— EXERCISE AIM —
Your output must be the lines below from the line containing "Reproduce this chart with D3.js." to the line containing "x(d[0])).y(d => y(d[1])));", both lines included, reproduced exactly and without pictures.

— DATASET RECORDS —

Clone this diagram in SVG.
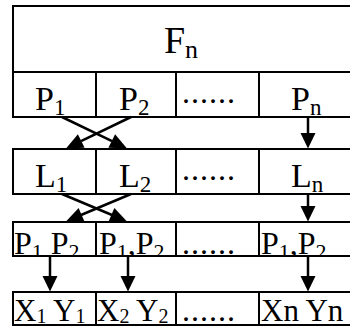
<svg xmlns="http://www.w3.org/2000/svg" width="350" height="329" viewBox="0 0 350 329">
<style>
.cell{fill:#fff;stroke:#000;stroke-width:2}
.t{font-family:"Liberation Serif","Times New Roman",serif;font-size:34px;fill:#000}
.s{font-size:23px}
.d{font-family:"Liberation Serif","Times New Roman",serif;font-size:32px;letter-spacing:1px;fill:#000}
.c{stroke:#000;stroke-width:2.5;fill:none}
.h{fill:#000;stroke:none}
</style>
<defs>
<clipPath id="r3"><rect x="0" y="223" width="350" height="32"/></clipPath>
</defs>

<g id="F">
<rect class="cell" x="13" y="6" width="338" height="66"/>
<text class="t" x="181" y="53" text-anchor="middle" style="font-size:38px">F<tspan class="s" dy="5" style="font-size:26px">n</tspan></text>
</g>

<g id="P1"><rect class="cell" x="13" y="72" width="83" height="45"/>
<text class="t" x="35" y="110">P<tspan class="s" dy="5">1</tspan></text></g>
<g id="P2"><rect class="cell" x="96" y="72" width="80" height="45"/>
<text class="t" x="119" y="110">P<tspan class="s" dy="5">2</tspan></text></g>
<g id="Pdots"><rect class="cell" x="176" y="72" width="83" height="45"/>
<text class="d" x="182" y="103">......</text></g>
<g id="Pn"><rect class="cell" x="259" y="72" width="92" height="45"/>
<text class="t" x="291" y="110">P<tspan class="s" dy="5">n</tspan></text></g>

<g id="L1"><rect class="cell" x="13" y="149" width="83" height="45"/>
<text class="t" x="35" y="187">L<tspan class="s" dy="5">1</tspan></text></g>
<g id="L2"><rect class="cell" x="96" y="149" width="80" height="45"/>
<text class="t" x="119" y="187">L<tspan class="s" dy="5">2</tspan></text></g>
<g id="Ldots"><rect class="cell" x="176" y="149" width="83" height="45"/>
<text class="d" x="182" y="180">......</text></g>
<g id="Ln"><rect class="cell" x="259" y="149" width="92" height="45"/>
<text class="t" x="291" y="187">L<tspan class="s" dy="5">n</tspan></text></g>

<g id="Q1"><rect class="cell" x="13" y="222" width="83" height="34"/>
<text class="t" x="14" y="254" clip-path="url(#r3)" style="font-size:32px">P<tspan class="s" dy="5" style="font-size:22px">1</tspan><tspan dy="-5"> P</tspan><tspan class="s" dy="5" style="font-size:22px">2,</tspan></text></g>
<g id="Q2"><rect class="cell" x="96" y="222" width="80" height="34"/>
<text class="t" x="99" y="254" clip-path="url(#r3)" style="font-size:32px">P<tspan class="s" dy="5" style="font-size:22px">1</tspan><tspan dy="-5">,P</tspan><tspan class="s" dy="5" style="font-size:22px">2,</tspan></text></g>
<g id="Qdots"><rect class="cell" x="176" y="222" width="83" height="34"/>
<text class="d" x="182" y="254">......</text></g>
<g id="Qn"><rect class="cell" x="259" y="222" width="92" height="34"/>
<text class="t" x="261" y="254" clip-path="url(#r3)" style="font-size:32px">P<tspan class="s" dy="5" style="font-size:22px">1</tspan><tspan dy="-5">,P</tspan><tspan class="s" dy="5" style="font-size:22px">2,</tspan></text></g>

<g id="X1"><rect class="cell" x="13" y="292" width="83" height="33"/>
<text class="t" x="14" y="321" style="font-size:31px">X<tspan class="s" dy="2" style="font-size:20px">1</tspan><tspan dy="-2"> Y</tspan><tspan class="s" dy="2" style="font-size:20px">1</tspan></text></g>
<g id="X2"><rect class="cell" x="96" y="292" width="80" height="33"/>
<text class="t" x="97" y="321" style="font-size:31px">X<tspan class="s" dy="2" style="font-size:20px">2</tspan><tspan dy="-2"> Y</tspan><tspan class="s" dy="2" style="font-size:20px">2</tspan></text></g>
<g id="Xdots"><rect class="cell" x="176" y="292" width="83" height="33"/>
<text class="d" x="182" y="321">......</text></g>
<g id="Xn"><rect class="cell" x="259" y="292" width="92" height="33"/>
<text class="t" x="261" y="321" style="font-size:31px">Xn Yn</text></g>

<g id="connectors">
<line class="c" x1="62" y1="117" x2="112" y2="141.2"/>
<polygon class="h" points="127,148.5 108.4,147.7 115.1,134.3"/>
<line class="c" x1="131" y1="117" x2="81" y2="141.2"/>
<polygon class="h" points="66,148.5 84.6,147.7 77.9,134.3"/>
<line class="c" x1="308" y1="117" x2="308" y2="134"/>
<polygon class="h" points="300.5,133 315.5,133 308,148.5"/>
<line class="c" x1="62" y1="194" x2="112" y2="215"/>
<polygon class="h" points="127,221.5 108.4,221.7 114.4,207.9"/>
<line class="c" x1="131" y1="194" x2="81" y2="215"/>
<polygon class="h" points="66,221.5 84.6,221.7 78.6,207.9"/>
<line class="c" x1="308" y1="194" x2="308" y2="207"/>
<polygon class="h" points="300.5,206 315.5,206 308,221.5"/>
<line class="c" x1="50" y1="256" x2="50" y2="277"/>
<polygon class="h" points="42.5,276 57.5,276 50,291.5"/>
<line class="c" x1="128" y1="256" x2="128" y2="277"/>
<polygon class="h" points="120.5,276 135.5,276 128,291.5"/>
<line class="c" x1="308" y1="256" x2="308" y2="277"/>
<polygon class="h" points="300.5,276 315.5,276 308,291.5"/>
</g>
</svg>
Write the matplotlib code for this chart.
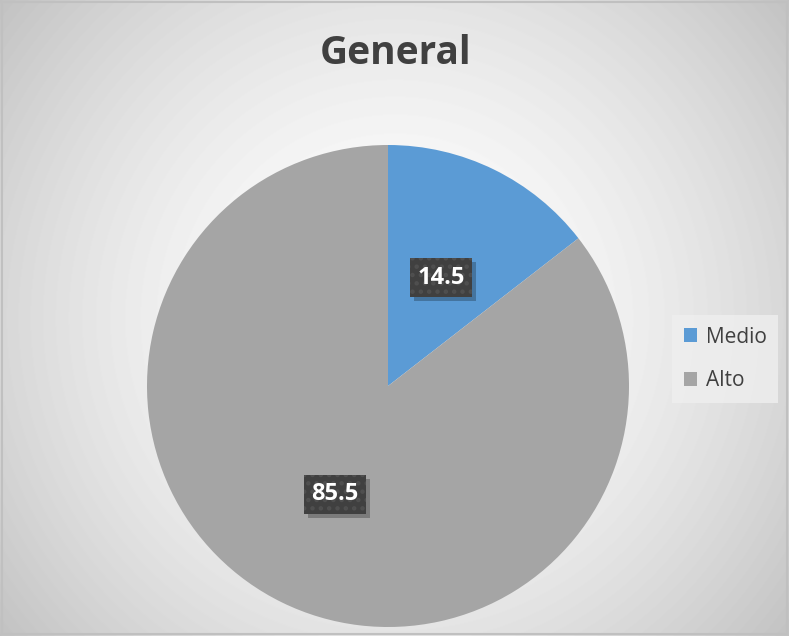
import numpy as np
import matplotlib
matplotlib.use("Agg")
import matplotlib.pyplot as plt
from matplotlib.patches import Rectangle
from matplotlib.transforms import IdentityTransform

plt.rcParams['font.family'] = ['Open Sans', 'DejaVu Sans']
plt.rcParams['hatch.linewidth'] = 2.0

title = "General"
labels = ["Medio", "Alto"]
values = [14.5, 85.5]
colors = ["#5B9BD5", "#A5A5A5"]

W, H = 789, 636
fig = plt.figure(figsize=(W / 100, H / 100), dpi=100)

# radial background gradient
bg = fig.add_axes([0, 0, 1, 1], zorder=-10)
yy, xx = np.mgrid[0:H, 0:W]
d = np.hypot(xx - 395, yy - 318)
t = d / d.max()
shade = 1 - 0.24 * t ** 1.7
bg.imshow(shade, cmap="gray", vmin=0, vmax=1, aspect="auto", extent=(0, 1, 0, 1))
bg.set_axis_off()
fig.patches.append(Rectangle((0.003, 0.003), 0.994, 0.994, transform=fig.transFigure,
                             fill=False, edgecolor="#c0c0c0", linewidth=1.5))

ax = fig.add_axes([147 / W, 9 / H, 482 / W, 482 / H])
wedges, texts, autotexts = ax.pie(values, colors=colors, startangle=90, counterclock=False,
                                  autopct=lambda p: "%.1f" % (p), pctdistance=0.5,
                                  wedgeprops=dict(linewidth=0))
ax.set_xlim(-1, 1)
ax.set_ylim(-1, 1)
ax.set_aspect("equal")

for at, v in zip(autotexts, values):
    at.set_text("%.1f" % v)
    at.set_color("white")
    at.set_fontsize(17)
    at.set_fontweight("bold")
    at.set_bbox(dict(boxstyle="square,pad=0.32", facecolor="#404040", edgecolor="#4f4f4f",
                     linewidth=0, hatch=".."))
    at.set_zorder(5)

fig.text(396 / W, 1 - 53 / H, title, ha="center", va="center", fontsize=28,
         fontweight="bold", color="#404040")

leg = fig.legend(wedges, labels, loc="center", bbox_to_anchor=(725 / W, 1 - 359 / H),
                 frameon=True, fancybox=False, facecolor="#efefef", edgecolor="none",
                 fontsize=15, handlelength=0.65, handleheight=0.65, handletextpad=0.4,
                 labelspacing=1.1, borderpad=0.55, borderaxespad=0)
for txt in leg.get_texts():
    txt.set_color("#404040")

# drop shadows behind the label boxes
fig.canvas.draw()
for at in autotexts:
    ext = at.get_bbox_patch().get_window_extent()
    ax.add_patch(Rectangle((ext.x0 + 4, ext.y0 - 4), ext.width, ext.height,
                           transform=IdentityTransform(), facecolor=(0, 0, 0, 0.25),
                           edgecolor="none", zorder=4))

fig.savefig("out.png", dpi=100)
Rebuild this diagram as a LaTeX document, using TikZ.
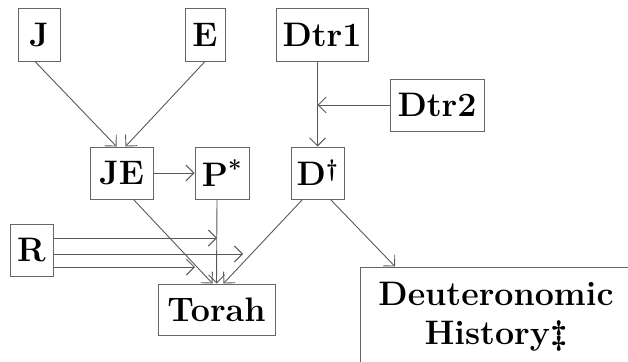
\documentclass[tikz,border=0pt]{standalone}
\usetikzlibrary{arrows.meta}
\begin{document}
\begin{tikzpicture}[x=1pt,y=-1pt,
  box/.style={draw=black!60,line width=1pt,minimum height=52pt,inner sep=0pt,
    font=\fontsize{34}{39}\selectfont\bfseries},
  conn/.style={draw=black!65,line width=0.9pt,-{Straight Barb[length=8pt,width=16pt,line width=0.9pt]}},
  seg/.style={draw=black!65,line width=0.9pt}]
\useasboundingbox (0,0) rectangle (628,361);
\node[box,minimum width=42pt] (J) at (39,35) {J};
\node[box,minimum width=40pt] (E) at (205,35) {E};
\node[box,minimum width=92pt] (Dtr1) at (322,35) {Dtr1};
\node[box,minimum width=94pt] (Dtr2) at (437,105) {Dtr2};
\node[box,minimum width=63pt] (JE) at (121.5,173) {JE};
\node[box,minimum width=54pt] (P) at (222,173) {P\textsuperscript{*}};
\node[box,minimum width=53pt] (D) at (317.5,173) {D\textsuperscript{\dag}};
\node[box,minimum width=43pt] (R) at (31.5,250) {R};
\node[box,minimum width=117pt,minimum height=51pt] (T) at (216.5,309.5) {Torah};
\node[box,minimum width=272pt,minimum height=100pt,align=center] (DH) at (496,317) {Deuteronomic\\History\ddag};
% coordinates
\coordinate (m) at (D.north |- Dtr2.west);
\coordinate (r1) at (217,238);
\coordinate (r2) at (243,254);
\coordinate (r3) at (195,267);
% connectors
\draw[conn] ([xshift=-4pt]J.south) -- ([xshift=-5pt]JE.north);
\draw[conn] (E.south) -- ([xshift=4pt]JE.north);
\draw[conn] (D.north |- Dtr1.south) -- (D.north);
\draw[conn] (Dtr2.west) -- (m);
\draw[conn] (JE.east) -- (P.west);
\draw[conn] ([xshift=12pt]JE.south) -- ([xshift=-4pt]T.north);
\draw[conn] ([xshift=-5pt]P.south) -- (T.north);
\draw[conn] ([xshift=-15pt]D.south) -- ([xshift=7pt]T.north);
\draw[conn] ([xshift=13pt]D.south) -- ([xshift=-101pt]DH.north);
\draw[conn] (R.east |- r1) -- (r1);
\draw[conn] (R.east |- r2) -- (r2);
\draw[conn] (R.east |- r3) -- (r3);
\end{tikzpicture}
\end{document}
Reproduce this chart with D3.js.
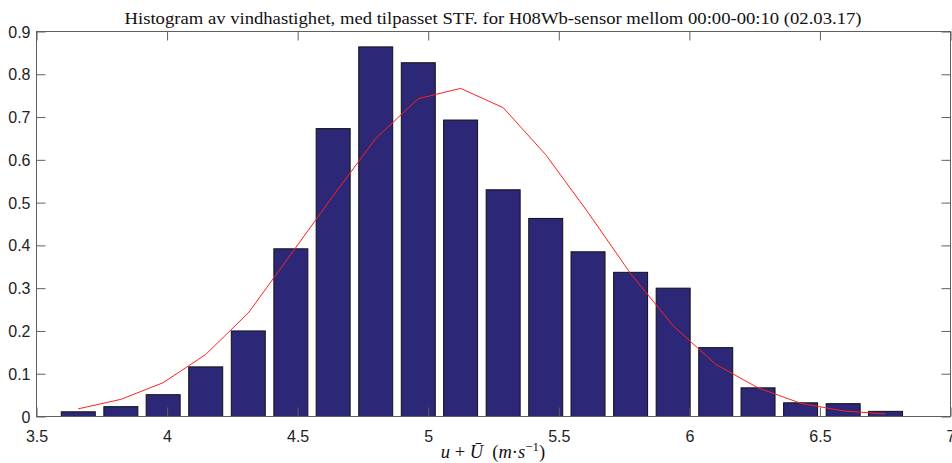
<!DOCTYPE html>
<html><head><meta charset="utf-8">
<script src="https://cdn.jsdelivr.net/npm/d3@7"></script>
<style>body{margin:0;background:#fff;overflow:hidden} svg{display:block}</style>
</head><body>
<svg id="c" width="952" height="463"></svg>
<script>
// ---- data ----
const binCenters = [3.660, 3.823, 3.985, 4.148, 4.311, 4.474, 4.636, 4.799, 4.962, 5.124,
                    5.287, 5.450, 5.612, 5.775, 5.938, 6.101, 6.263, 6.426, 6.589, 6.751];
const density    = [0.011, 0.023, 0.051, 0.116, 0.200, 0.392, 0.673, 0.864, 0.827, 0.693,
                    0.530, 0.463, 0.385, 0.337, 0.300, 0.161, 0.067, 0.032, 0.030, 0.012];
const fitted     = [0.018, 0.040, 0.079, 0.145, 0.242, 0.379, 0.516, 0.650, 0.743, 0.767,
                    0.722, 0.612, 0.477, 0.334, 0.212, 0.122, 0.067, 0.031, 0.013, 0.006];
const xTicks = [3.5, 4, 4.5, 5, 5.5, 6, 6.5, 7];
const yTicks = [0, 0.1, 0.2, 0.3, 0.4, 0.5, 0.6, 0.7, 0.8, 0.9];
const titleText = "Histogram av vindhastighet, med tilpasset STF. for H08Wb-sensor mellom 00:00-00:10 (02.03.17)";

// ---- layout ----
const svg = d3.select("#c");
const L = 36.5, R = 950.5, T = 31.5, B = 416.5;
const x = d3.scaleLinear().domain([3.5, 7]).range([L, R]);
const y = d3.scaleLinear().domain([0, 0.9]).range([B, T]);
const step = (binCenters[binCenters.length-1] - binCenters[0]) / (binCenters.length - 1);
const barW = 0.8 * step;
const axisCol = "#5f5f5f", textCol = "#222";
const tickLen = 9;

// bars
svg.append("g").selectAll("rect").data(binCenters).join("rect")
  .attr("x", (d) => x(d - barW/2))
  .attr("width", (d) => x(d + barW/2) - x(d - barW/2))
  .attr("y", (d, i) => y(density[i]))
  .attr("height", (d, i) => y(0) - y(density[i]))
  .attr("fill", "#2c2877")
  .attr("stroke", "#111")
  .attr("stroke-width", 1);

// fitted line
svg.append("path")
  .datum(binCenters.map((c, i) => [c, fitted[i]]))
  .attr("fill", "none")
  .attr("stroke", "#ff2020")
  .attr("stroke-width", 1)
  .attr("d", d3.line().x(d => x(d[0])).y(d => y(d[1])));

// axes
const ax = svg.append("g");
const xb = d3.axisBottom(x).tickValues(xTicks).tickSize(-tickLen).tickPadding(14).tickFormat(d3.format("~g"));
const xt = d3.axisTop(x).tickValues(xTicks).tickSize(-tickLen).tickFormat("");
const yl = d3.axisLeft(y).tickValues(yTicks).tickSize(-tickLen).tickPadding(14).tickFormat(d3.format("~g"));
const yr = d3.axisRight(y).tickValues(yTicks).tickSize(-tickLen).tickFormat("");
function style(g){
  g.selectAll(".domain").remove();
  g.selectAll(".tick line").attr("stroke", axisCol);
  g.selectAll("text").attr("fill", textCol).attr("font-family", "Liberation Sans, Arial, sans-serif").attr("font-size", "16px");
}
ax.append("g").attr("transform", `translate(0,${B})`).call(xb).call(style);
ax.append("g").attr("transform", `translate(0,${T})`).call(xt).call(style);
const gy = ax.append("g").attr("transform", `translate(${L},0)`).call(yl).call(style);
gy.selectAll("text").attr("dy", "0.35em").attr("x", -6);
ax.append("g").attr("transform", `translate(${R},0)`).call(yr).call(style);
ax.append("rect").attr("x", L).attr("y", T).attr("width", R - L).attr("height", B - T)
  .attr("fill", "none").attr("stroke", axisCol).attr("stroke-width", 1);

// title
const title = svg.append("text")
  .attr("x", 493).attr("y", 24)
  .attr("text-anchor", "middle")
  .attr("font-family", "Liberation Serif, Times New Roman, serif")
  .attr("font-size", "17px")
  .attr("fill", "#111")
  .text(titleText);
const tw = title.node().getComputedTextLength();
if (Math.abs(tw - 737) > 4) title.attr("textLength", 737).attr("lengthAdjust", "spacingAndGlyphs");

// x label
const xl = svg.append("text")
  .attr("x", 493).attr("y", 458)
  .attr("text-anchor", "middle")
  .attr("font-family", "Liberation Serif, Times New Roman, serif")
  .attr("font-size", "18.5px")
  .attr("fill", "#111")
  .style("white-space", "pre");
xl.append("tspan").attr("font-style", "italic").text("u");
xl.append("tspan").text(" + ");
xl.append("tspan").attr("font-style", "italic").text("\u016A");
xl.append("tspan").text("  (");
xl.append("tspan").attr("font-style", "italic").text("m");
xl.append("tspan").text("\u00B7");
xl.append("tspan").attr("font-style", "italic").text("s");
xl.append("tspan").attr("font-size", "13px").attr("dy", "-7").text("\u22121");
xl.append("tspan").attr("dy", "7").text(")");
</script>
</body></html>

— WRITTEN REPLY —
Reproduce this chart with D3.js.
<!DOCTYPE html>
<html><head><meta charset="utf-8">
<script src="https://cdn.jsdelivr.net/npm/d3@7"></script>
<style>body{margin:0;background:#fff;overflow:hidden} svg{display:block}</style>
</head><body>
<svg id="c" width="952" height="463"></svg>
<script>
// ---- data ----
const binCenters = [3.660, 3.823, 3.985, 4.148, 4.311, 4.474, 4.636, 4.799, 4.962, 5.124,
                    5.287, 5.450, 5.612, 5.775, 5.938, 6.101, 6.263, 6.426, 6.589, 6.751];
const density    = [0.011, 0.023, 0.051, 0.116, 0.200, 0.392, 0.673, 0.864, 0.827, 0.693,
                    0.530, 0.463, 0.385, 0.337, 0.300, 0.161, 0.067, 0.032, 0.030, 0.012];
const fitted     = [0.018, 0.040, 0.079, 0.145, 0.242, 0.379, 0.516, 0.650, 0.743, 0.767,
                    0.722, 0.612, 0.477, 0.334, 0.212, 0.122, 0.067, 0.031, 0.013, 0.006];
const xTicks = [3.5, 4, 4.5, 5, 5.5, 6, 6.5, 7];
const yTicks = [0, 0.1, 0.2, 0.3, 0.4, 0.5, 0.6, 0.7, 0.8, 0.9];
const titleText = "Histogram av vindhastighet, med tilpasset STF. for H08Wb-sensor mellom 00:00-00:10 (02.03.17)";

// ---- layout ----
const svg = d3.select("#c");
const L = 36.5, R = 950.5, T = 31.5, B = 416.5;
const x = d3.scaleLinear().domain([3.5, 7]).range([L, R]);
const y = d3.scaleLinear().domain([0, 0.9]).range([B, T]);
const step = (binCenters[binCenters.length-1] - binCenters[0]) / (binCenters.length - 1);
const barW = 0.8 * step;
const axisCol = "#5f5f5f", textCol = "#222";
const tickLen = 9;

// bars
svg.append("g").selectAll("rect").data(binCenters).join("rect")
  .attr("x", (d) => x(d - barW/2))
  .attr("width", (d) => x(d + barW/2) - x(d - barW/2))
  .attr("y", (d, i) => y(density[i]))
  .attr("height", (d, i) => y(0) - y(density[i]))
  .attr("fill", "#2c2877")
  .attr("stroke", "#111")
  .attr("stroke-width", 1);

// fitted line
svg.append("path")
  .datum(binCenters.map((c, i) => [c, fitted[i]]))
  .attr("fill", "none")
  .attr("stroke", "#ff2020")
  .attr("stroke-width", 1)
  .attr("d", d3.line().x(d => x(d[0])).y(d => y(d[1])));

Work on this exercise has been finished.